Thursday, May 21, 2009

A reality check on the 'Indian Economy'

The unprecedented euphoria on our stock markets in the aftermath of UPA victory was quite unexpected. The rise in the markets on Monday can be attributed to excess liquidity in the system and partly to the short covering by operators. The big question is whether Indian economy is out of the woods? From now on the markets will tend to reflect the economic data which will be released in the coming days. The important events to be watched are: Release of GDP figures for the 4th quarter and FY 08-09 on 29th May (estimates vary between 5-7% for FY 08-09); The figures for the fiscal deficit for FY 08-09 are also significant.
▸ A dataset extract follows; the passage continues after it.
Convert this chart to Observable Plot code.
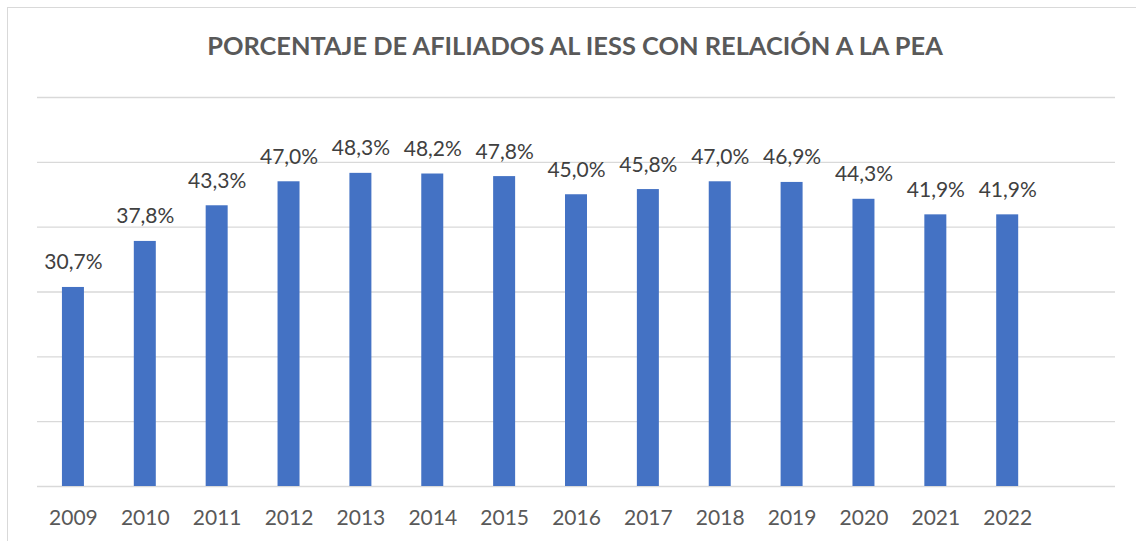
<!DOCTYPE html>
<html>
<head>
<meta charset="utf-8">
<script src="https://cdn.jsdelivr.net/npm/d3@7"></script>
<script src="https://cdn.jsdelivr.net/npm/@observablehq/plot@0.6"></script>
<style>
  html, body { margin: 0; padding: 0; background: #fff; }
  #wrap { position: relative; width: 1136px; height: 541px; overflow: hidden; font-family: Lato, "Open Sans", sans-serif; }
  #frame { position: absolute; left: 7px; top: 7px; width: 1200px; height: 600px; border-left: 1.5px solid #d9d9d9; border-top: 1.5px solid #d9d9d9; box-sizing: border-box; }
  #title { position: absolute; left: 0; width: 1150px; text-align: center; font-weight: bold; color: #595959; line-height: 1; white-space: nowrap; }
  #title span { display: inline-block; }
  #chart { position: absolute; left: 0; top: 0; }
</style>
</head>
<body>
<div id="wrap">
  <div id="frame"></div>
  <div id="title"><span id="tspan">PORCENTAJE DE AFILIADOS AL IESS CON RELACIÓN A LA PEA</span></div>
  <div id="chart"></div>
</div>
<script>
const titleText = "PORCENTAJE DE AFILIADOS AL IESS CON RELACIÓN A LA PEA";
const years = ["2009","2010","2011","2012","2013","2014","2015","2016","2017","2018","2019","2020","2021","2022"];
const values = [30.7, 37.8, 43.3, 47.0, 48.3, 48.2, 47.8, 45.0, 45.8, 47.0, 46.9, 44.3, 41.9, 41.9];
const gridTicks = [0, 10, 20, 30, 40, 50, 60];

const data = years.map((y, i) => ({year: y, value: values[i]}));
const fmt = v => v.toFixed(1).replace(".", ",") + "%";

const chart = Plot.plot({
  width: 1136,
  height: 541,
  marginTop: 97,
  marginBottom: 55,
  marginLeft: 37,
  marginRight: 21,
  style: {fontFamily: "Lato, 'Open Sans', sans-serif", background: "transparent", overflow: "visible"},
  x: {domain: [...years, ""], paddingInner: 0.694, paddingOuter: 0.347, round: false, label: null},
  y: {domain: [0, 60], axis: null},
  marks: [
    Plot.ruleY(gridTicks, {stroke: "#d9d9d9", strokeWidth: 1.4}),
    Plot.barY(data, {x: "year", y: "value", fill: "#4472C4"}),
    Plot.text(data, {x: "year", y: "value", text: d => fmt(d.value), lineAnchor: "bottom", dy: -18, fontSize: 21, fill: "#404040"}),
    Plot.axisX({tickSize: 0, tickPadding: 24, fontSize: 21, color: "#595959", tickFormat: d => d, label: null})
  ]
});
document.getElementById("chart").appendChild(chart);

// fit title to the reference width
const tdiv = document.getElementById("title");
const tspan = document.getElementById("tspan");
let F = 24;
tdiv.style.fontSize = F + "px";
const w = tspan.getBoundingClientRect().width;
F = F * 736 / w;
tdiv.style.fontSize = F + "px";
tdiv.style.top = (56 - 0.887 * F) + "px";
</script>
</body>
</html>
The US Federal Reserve has painted a gloomy picture for US recovery in the near future. The pending bankruptcy of US auto major General Motors may give a jolt to the US economy.


Let us gaze at the 'Crystal ball' to analyse the prospects of Indian economy.
On the negative side, Moody's in their recent research report have said: “The positive sentiment is expected to be short-lived, as India essentially only started feeling the pinch of the global downturn in the December quarter and the worst is yet to come.” For the year 2009, India’s growth rate is unlikely to exceed 5%, but a recovery in the opening quarter of 2010 due to expected rebound of the US economy in the December quarter, should lift annual expansion to about 5% for fiscal 2009-2010, it said. On the positive side, CMIE expects India's GDP to grow at a healthy 6.6% in 2009-10. It also expects PAT of corporate India to grow at 77% during 2009-10, based on the assumption of oil sector reforms leading to a drastic cut in oil subsidy bill.


A number of leading indicators, such as increase in hiring, freight movement at major ports and encouraging data from a number of key manufacturing segments, such as steel and cement, indicate that the downturn has bottomed out and highlight the Indian economy's resilience. The investor sentiment has improved significantly and FII's have turned aggressive buyers on the Indian bourses. As long as the US $ continues to slip against the Rupee, FII activity will continue unabated. The next phase of growth is expected to come from rural markets with rural India accounting for almost half of the domestic retail market, valued over US$ 300 billion. Rural India is set to witness an economic boom.


Considering the above scenario, Indian stock market scenario has changed from 'Sell on every rise' to 'Buy on every decline'. However, small investors are advised to exercise abundant caution in the ensuing volatility on the markets.

1 comment:

ajay said...

Investors should be very careful in this operator lead rally. The economic downturn will take a little longer to end. Your advice to small investors is appreciated.